Person Detection int8 Model Cycles Speedup
Before After
1x1_conv 154.5M 23.2M 6.7
dw_conv 60.7M 15.1M 4.0
Total 215.3M 38.4M 5.6

In the Guide, the total number of cycles after acceleration is 86M, so it was possible to accelerate compared to this.
Also, when we previously benchmarked the GitHub proj/avg_pdti8 that is accelerating the pdti8 model, the total number of cycles was 67M, so the acceleration of dw_conv contributed to the result.

Software Specialization

As described in the Guide, software specializations are effective in accelerating the ML model.
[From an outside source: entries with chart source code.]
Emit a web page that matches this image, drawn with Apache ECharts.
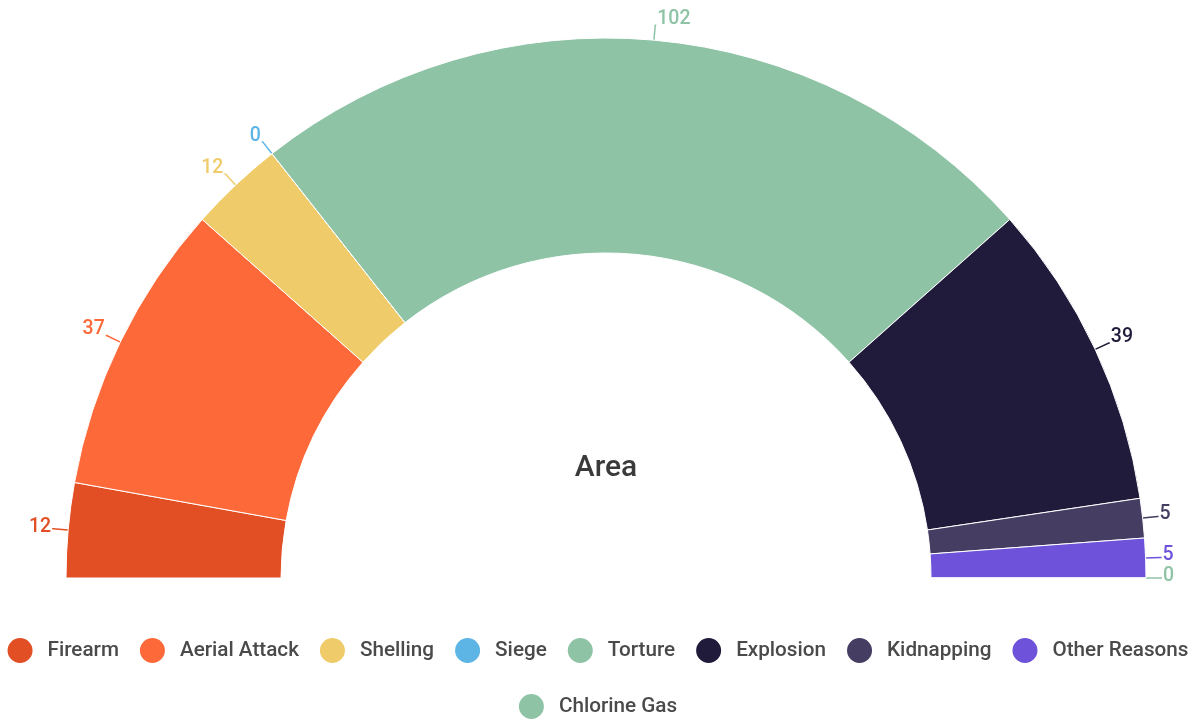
<!DOCTYPE html>
<html>
<head>
<meta charset="utf-8">
<script src="https://cdn.jsdelivr.net/npm/echarts@6/dist/echarts.min.js"></script>
<style>html,body{margin:0;padding:0;background:#fff;}#c{width:1194px;height:720px;}</style>
</head>
<body>
<div id="c"></div>
<script>
const categories = ['Firearm','Aerial Attack','Shelling','Siege','Torture','Explosion','Kidnapping','Other Reasons','Chlorine Gas'];
const values = [12, 37, 12, 0, 102, 39, 5, 5, 0];
const colors = ['#E34F25','#FD6939','#EFCB6A','#5DB5E5','#8FC3A6','#211B3B','#453E62','#6E53DA','#8FC3A6'];
const titleText = 'Area';

const legendText = {fontFamily: 'Roboto', fontSize: 20.7, fontWeight: 500, color: '#4a4a4a', padding: [0,0,0,9]};
const chart = echarts.init(document.getElementById('c'));
chart.setOption({
  animation: false,
  color: colors,
  graphic: [{
    type: 'text', x: 606, y: 468,
    style: {text: titleText, fontFamily: 'Roboto', fontSize: 30, fontWeight: 500, fill: '#3a3a3a',
            align: 'center', verticalAlign: 'middle'}
  }],
  legend: [{
    top: 631, left: 'center',
    icon: 'circle', itemWidth: 27, itemHeight: 27, itemGap: 19,
    textStyle: legendText,
    data: categories.slice(0, 8)
  }, {
    top: 687, left: 'center',
    icon: 'circle', itemWidth: 27, itemHeight: 27, itemGap: 19,
    textStyle: legendText,
    data: categories.slice(8)
  }],
  series: [{
    type: 'pie',
    center: [606, 578],
    radius: [325, 540],
    startAngle: 180,
    endAngle: 0,
    avoidLabelOverlap: false,
    itemStyle: {borderColor: '#fff', borderWidth: 1},
    label: {
      show: true, position: 'outside', formatter: '{c}',
      fontFamily: 'Roboto', fontSize: 19.5, fontWeight: 500, color: 'inherit',
      distanceToLabelLine: 1
    },
    labelLine: {show: true, length: 15, length2: 1, lineStyle: {width: 1.5}},
    labelLayout: function (p) {
      return {dy: p.labelRect.y < 480 ? -6 : -2};
    },
    data: categories.map((n, i) => ({name: n, value: values[i]}))
  }]
});
</script>
</body>
</html>
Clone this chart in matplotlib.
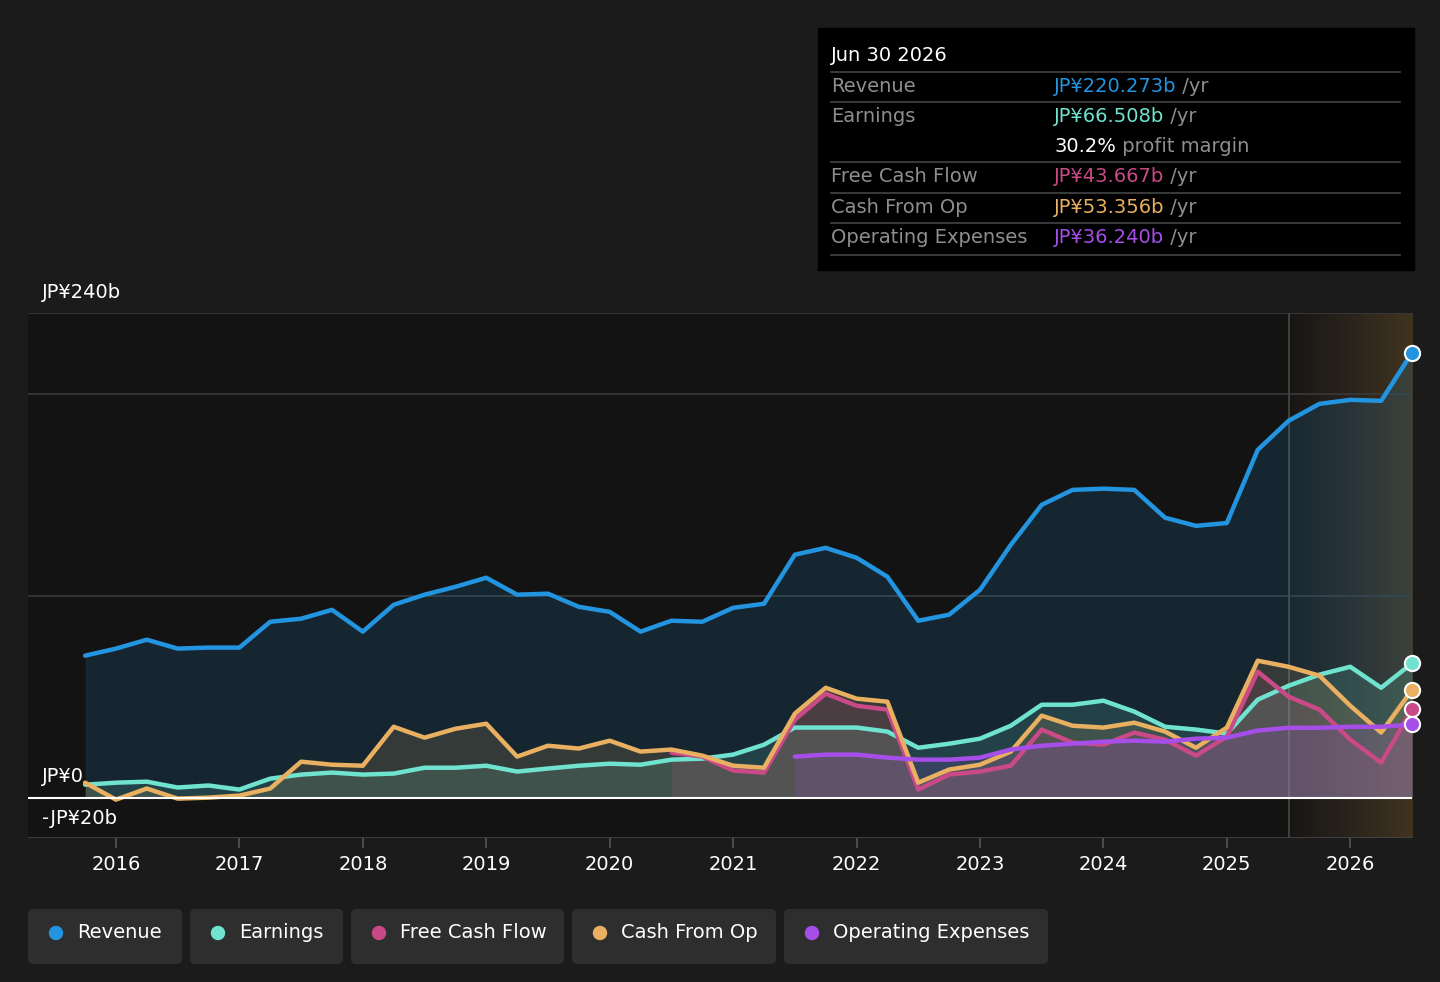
import numpy as np
import matplotlib
matplotlib.use("Agg")
import matplotlib.pyplot as plt
from matplotlib.patches import FancyBboxPatch, Rectangle, Circle
from matplotlib.colors import LinearSegmentedColormap

plt.rcParams['font.family'] = ['DejaVu Sans']

# quarterly dates, Sep 2015 .. Jun 2026
t = np.arange(2015.75, 2026.51, 0.25)

revenue = [70.3, 73.8, 78.2, 73.8, 74.3, 74.3, 87.1, 88.6, 93.0, 82.2, 95.5, 100.5,
           104.4, 108.9, 100.5, 101.0, 94.5, 92.0, 82.2, 87.6, 87.1, 94.0, 96.0, 120.3,
           123.7, 118.8, 109.4, 87.6, 90.6, 102.9, 125.2, 145.0, 152.4, 153.0, 152.4, 138.6,
           134.6, 136.0, 172.2, 186.6, 195.0, 197.0, 196.5, 220.273]
earnings = [6.4, 7.4, 7.9, 5.0, 6.0, 4.0, 9.4, 11.4, 12.4, 11.4, 11.9, 14.8,
            14.8, 15.8, 12.9, 14.4, 15.8, 16.8, 16.3, 18.8, 19.3, 21.3, 26.2, 34.7,
            34.7, 34.7, 32.7, 24.7, 26.7, 29.2, 35.6, 46.0, 46.0, 48.0, 42.6, 35.1,
            33.7, 31.7, 48.5, 55.4, 60.9, 64.8, 54.4, 66.508]
cash_from_op = [7.4, -1.0, 4.5, -0.5, 0.0, 1.0, 4.5, 17.8, 16.3, 15.8, 35.1, 29.7,
                34.1, 36.6, 20.3, 25.7, 24.3, 28.2, 22.8, 23.8, 20.8, 15.8, 14.8, 41.6,
                54.4, 49.0, 47.5, 7.4, 13.9, 16.3, 22.8, 40.6, 35.6, 34.7, 37.1, 32.7,
                24.7, 34.7, 67.8, 64.8, 60.4, 45.5, 32.2, 53.356]
# free cash flow from Jun 2020
fcf = [22.3, 20.3, 13.4, 12.4, 38.6, 51.5, 45.5, 43.6, 4.0, 11.4, 12.9, 15.8,
       33.7, 27.2, 26.2, 32.2, 28.7, 20.8, 30.2, 62.4, 50.0, 43.6, 28.7, 17.3, 43.667]
# operating expenses from Jun 2021
opex = [20.3, 21.3, 21.3, 19.8, 18.8, 18.8, 19.8, 23.8, 25.7, 26.7, 27.7, 28.2,
        27.7, 29.2, 29.7, 33.2, 34.6, 34.6, 35.1, 35.1, 36.24]

series = [
    ("Revenue", revenue, "#2394df"),
    ("Earnings", earnings, "#6fe3cf"),
    ("Free Cash Flow", fcf, "#c94a86"),
    ("Cash From Op", cash_from_op, "#e8b060"),
    ("Operating Expenses", opex, "#a64ee8"),
]

BG = "#1b1b1b"
FS = 14
fig = plt.figure(figsize=(14.4, 9.82), dpi=100, facecolor=BG)

W, H = 1440, 982
x0, x1 = 28, 1412
y_top, y_bot = 313, 838
ax = fig.add_axes([x0 / W, 1 - y_bot / H, (x1 - x0) / W, (y_bot - y_top) / H])
ax.set_facecolor("#131313")
xmin = 2016 + (x0 - 116) / 123.5
xmax = 2026.5
ax.set_xlim(xmin, xmax)
ax.set_ylim(-20, 240)
for s in ax.spines.values():
    s.set_visible(False)

# forecast area
fc_start = 2025.5
cmap = LinearSegmentedColormap.from_list("fc", ["#181614", "#2a241c", "#41341f"])
grad = np.linspace(0, 1, 256).reshape(1, -1)
ax.imshow(grad, extent=[fc_start, xmax, -20, 240], aspect="auto", cmap=cmap,
          zorder=0.5, interpolation="bicubic")
ax.axvline(fc_start, color="#4a4a44", lw=1.2, zorder=1)

for gy in [100, 200, 240]:
    ax.axhline(gy, color="#3a3a3a", lw=1.2, zorder=1)
ax.axhline(-20, color="#444444", lw=2, zorder=1)
ax.axhline(0, color="#ffffff", lw=1.5, zorder=6)

for name, vals, col in series:
    tt = t[len(t) - len(vals):]
    ax.fill_between(tt, vals, 0, color=col, alpha=0.15, lw=0, zorder=2)
    ax.plot(tt, vals, color=col, lw=3.2, solid_joinstyle="round",
            solid_capstyle="round", zorder=4)
    ax.scatter([tt[-1]], [vals[-1]], s=120, color=col, edgecolor="white",
               linewidth=1.5, zorder=7, clip_on=False)

years = list(range(2016, 2027))
ax.set_xticks(years)
ax.set_xticklabels([str(y) for y in years], color="white", fontsize=FS)
ax.tick_params(axis="x", colors="#555555", length=7, width=1.2, pad=5,
               labelcolor="white")
ax.set_yticks([])

# overlay in pixel coordinates
ov = fig.add_axes([0, 0, 1, 1], facecolor="none")
ov.set_xlim(0, W)
ov.set_ylim(H, 0)
ov.axis("off")

ov.text(42, 292, "JP¥240b", color="white", fontsize=FS, va="center")
ov.text(42, 777, "JP¥0", color="white", fontsize=FS, va="center")
ov.text(42, 818, "-JP¥20b", color="white", fontsize=FS, va="center")

# tooltip
ov.add_patch(Rectangle((818, 28), 596, 242, color="black", zorder=1))
ov.text(831, 55, "Jun 30 2026", color="white", fontsize=FS, va="center", zorder=2)
for ly in [72, 102, 162, 193, 223, 255]:
    ov.plot([831, 1400], [ly, ly], color="#444444", lw=1.2, zorder=2)
rows = [
    (86, "Revenue", "JP¥220.273b", "#2394df"),
    (116, "Earnings", "JP¥66.508b", "#6fe3cf"),
    (176, "Free Cash Flow", "JP¥43.667b", "#c94a86"),
    (207, "Cash From Op", "JP¥53.356b", "#e8b060"),
    (237, "Operating Expenses", "JP¥36.240b", "#a64ee8"),
]
for ry, lab, val, col in rows:
    ov.text(831, ry, lab, color="#8e8e8e", fontsize=FS, va="center", zorder=2)
    tx = ov.text(1054, ry, val, color=col, fontsize=FS, va="center", zorder=2)
    ov.annotate(" /yr", xycoords=tx, xy=(1, 0.5), va="center", color="#8e8e8e",
                fontsize=FS, zorder=2)
tx = ov.text(1054, 146, "30.2%", color="white", fontsize=FS, va="center", zorder=2)
ov.annotate(" profit margin", xycoords=tx, xy=(1, 0.5), va="center",
            color="#8e8e8e", fontsize=FS, zorder=2)

# legend pills
pills = [(28, 182), (190, 343), (351, 564), (572, 776), (784, 1048)]
for (px0, px1), (name, vals, col) in zip(pills, series):
    ov.add_patch(FancyBboxPatch((px0, 909), px1 - px0, 55,
                                boxstyle="round,pad=0,rounding_size=5",
                                facecolor="#2e2e2e", edgecolor="none"))
    ov.add_patch(Circle((px0 + 28, 933), 6.5, color=col))
    ov.text(px0 + 49, 933, name, color="white", fontsize=FS, va="center")

fig.savefig("out.png", dpi=100, facecolor=BG)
The ConvPerChannel function of CONV_2D looks like this:

for (int batch = 0; batch < batches; ++batch) {
  for (int out_y = 0; out_y < output_height; ++out_y) {
    const int in_y_origin = (out_y * stride_height) - pad_height;
    for (int out_x = 0; out_x < output_width; ++out_x) {
      const int in_x_origin = (out_x * stride_width) - pad_width;
      for (int out_channel = 0; out_channel < output_depth; ++out_channel) {
        int32_t acc = 0;
        for (int filter_y = 0; filter_y < filter_height; ++filter_y) {
          const int in_y = in_y_origin + dilation_height_factor * filter_y;
          for (int filter_x = 0; filter_x < filter_width; ++filter_x) {
            const int in_x = in_x_origin + dilation_width_factor * filter_x;

            // Zero padding by omitting the areas outside the image.
            const bool is_point_inside_image =
                (in_x >= 0) && (in_x < input_width) && (in_y >= 0) &&
                (in_y < input_height);

            if (!is_point_inside_image) {

            for (int in_channel = 0; in_channel < input_depth; ++in_channel) {

In the ConvPerChannel1x1 function specialized for 1x1_conv, the filter size is 1×1, so loops and variables can be omitted, and the calculation of is_point_inside_image is not required, so the code is as follows.

for (int batch = 0; batch < batches; ++batch) {
  for (int y = 0; y < output_height; ++y) {
    for (int x = 0; x < output_width; ++x) {
      for (int out_channel = 0; out_channel < output_depth; ++out_channel) {
        int32_t acc = 0;
        for (int in_channel = 0; in_channel < input_depth; ++in_channel) {

CFU Optimization

As an example of CFU optimization, a SIMD multiply-accumulate (MAC) custom instruction introduced in the Guide has the following input/output.

              int8_t           int8_t           int8_t           int8_t
   in0 = | input_data[0]  | input_data[1]  | input_data[2]  | input_data[3]  |

              int8_t           int8_t           int8_t           int8_t
   in1 = | filter_data[0] | filter_data[1] | filter_data[2] | filter_data[3] |

output = | output + (input_data[0, 1, 2, 3] + 128) * filter_data[0, 1, 2, 3] |

In addition, funct3 and funct7 are assigned to 2 and 1, respectively.

The inner loop of the original ConvPerChannel function looks like this:

for (int in_channel = 0; in_channel < input_depth; ++in_channel) {
  int32_t input_val = input_data[Offset(
      input_shape, batch, in_y, in_x, in_channel)];
  int32_t filter_val = filter_data[Offset(
      filter_shape, out_channel, filter_y, filter_x, in_channel)];
  acc += filter_val * (input_val + input_offset);

The inner loop of the ConvPerChannel1x1 function specialized for 1x1_conv corresponding to the above is as follows.

for (int in_channel = 0; in_channel < input_depth; in_channel += 4) {
  uint32_t input_val_4 = *((uint32_t*)(input_data + Offset(
      input_shape, batch, y, x, in_channel)));
  uint32_t filter_val_4 = *((uint32_t*)(filter_data + Offset(
      filter_shape, out_channel, 0, 0, in_channel)));
  acc = cfu_op2(1, input_val_4, filter_val_4);

In the case of 1x1_conv, since TFLM is the channel last, input_data and filter_data of int8_t can be accessed consecutively.


We have built an ML processor on an Arty A7-35T using CFU Playground. The ML processor can perform inference of the Person Detection int8 model in 38.4M cycles.